If you let it be an issue, marrying a non-Minimalist is akin to marrying someone of the opposite political party- it will stain every conversation, make you question your partners morals, and worse, make you second guess your decision to be in the relationship.
Because I love and therefore respect this man, I have made the conscious decision not to let his differing attitude on material possessions corrupt my otherwise idealized image of him.
I try to understand where he is coming from when we have different points of view on keeping an item that may be past it’s usefulness.
I broke the tip off of an old kitchen knife the other day. We easily own 15 various kitchen knives, not including the steak knife collection. As I went to discard the broken one, (after properly thanking it for service, Kon-Marie style)- my husband cradled it, thoroughly inspecting it, and said “Oh, this is still good, we can use it for cutting up the dog’s food”.

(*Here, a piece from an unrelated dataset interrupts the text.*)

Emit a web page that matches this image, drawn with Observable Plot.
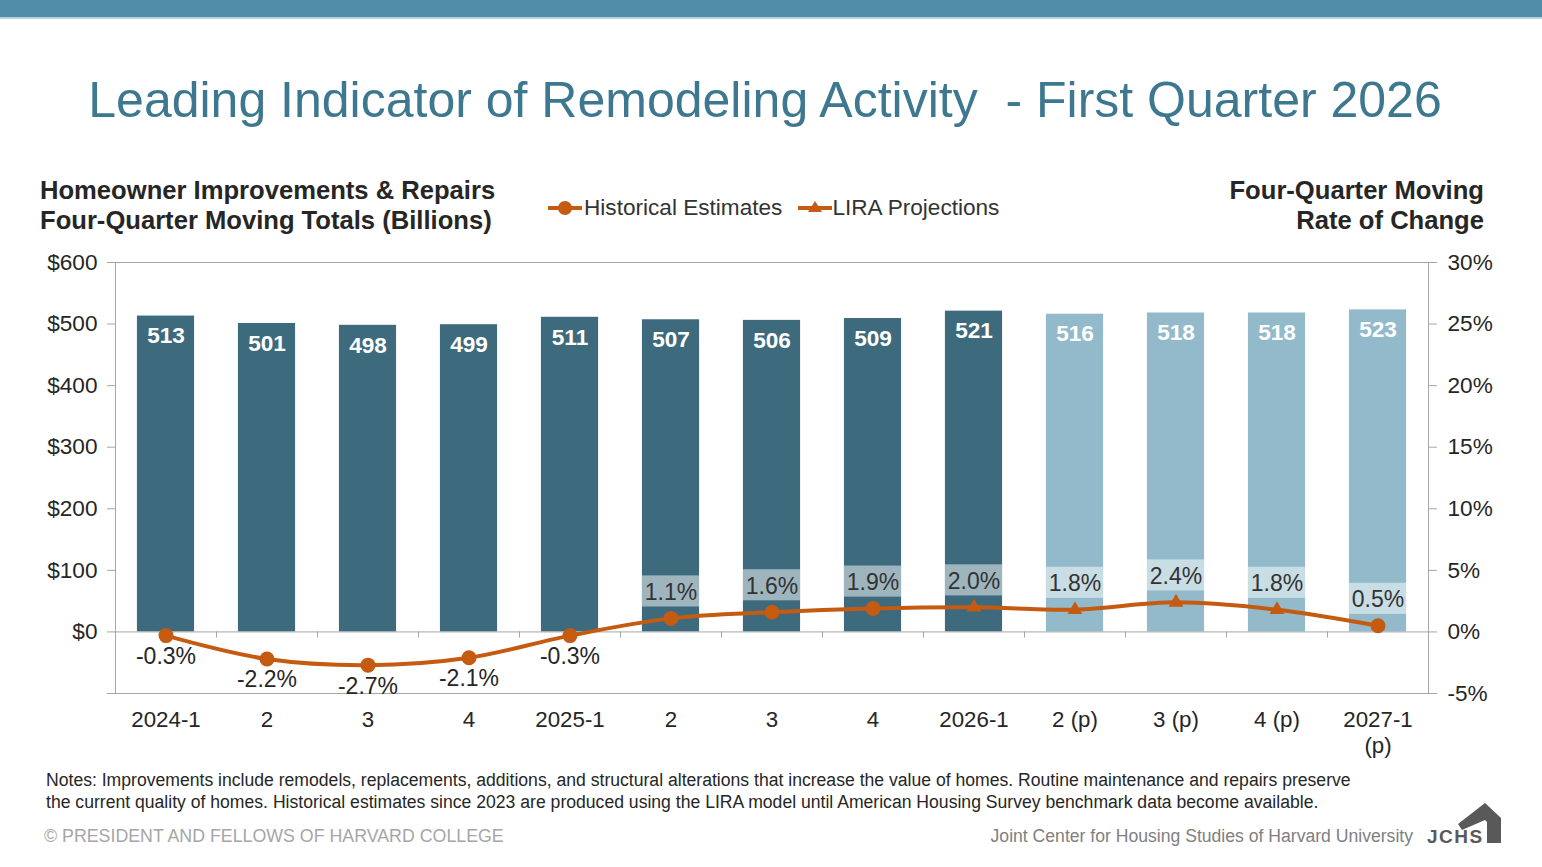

I stood dumbfounded. Instead of trying to convince him, or plead my case, I silently watched him put the knife back in it’s drawer.
I am fascinated by his reasoning for keeping items “just in case”. Give him an object, and in minutes he can discover a potential situation years in the future that we may need that object, and then safely tuck it back in it’s home. My husband is the most logical and sensible person I have ever met. He is also frugal, but not to the point of cheapness.
We have two couches that are in great shape but 1) Don’t match our décor 2) are Cream White so the dogs and child would destroy and 3) are in the way of me and setting up my art studio. My husband’s thought on keeping them? “I hate to throw out a perfectly good couch” To his point, they are good– but they are not for us. They have other homes, somewhere out there in the world. On this point, I am trying to convince him to at least donate them to charity.
A few years ago, I was in the same mind-frame as he is now. I kept items for sentimental value, to remember memories, and again, Just in case I need it. Now, I have found freedom in letting go- I was able to move my son and I with just some basics when I married, and felt only a small amount of anxiety at leaving behind many items from my past.
But as we travel our journey in this life, now together, it really is about picking your battles, and remembering to see things from the other person’s point of view. Is a broken knife a good reason to pick a fight to break the marital peace and bliss of a home? If I had, the argument would not have been about the knife; it would have been about me trying to assert my control over his own- then becoming a power struggle totally unrelated and very much unnecessary in our otherwise loving relationship. I try to keep that in mind any time I feel upset about decisions- is it really the decision that angers me, or the thought I didn’t get my own way?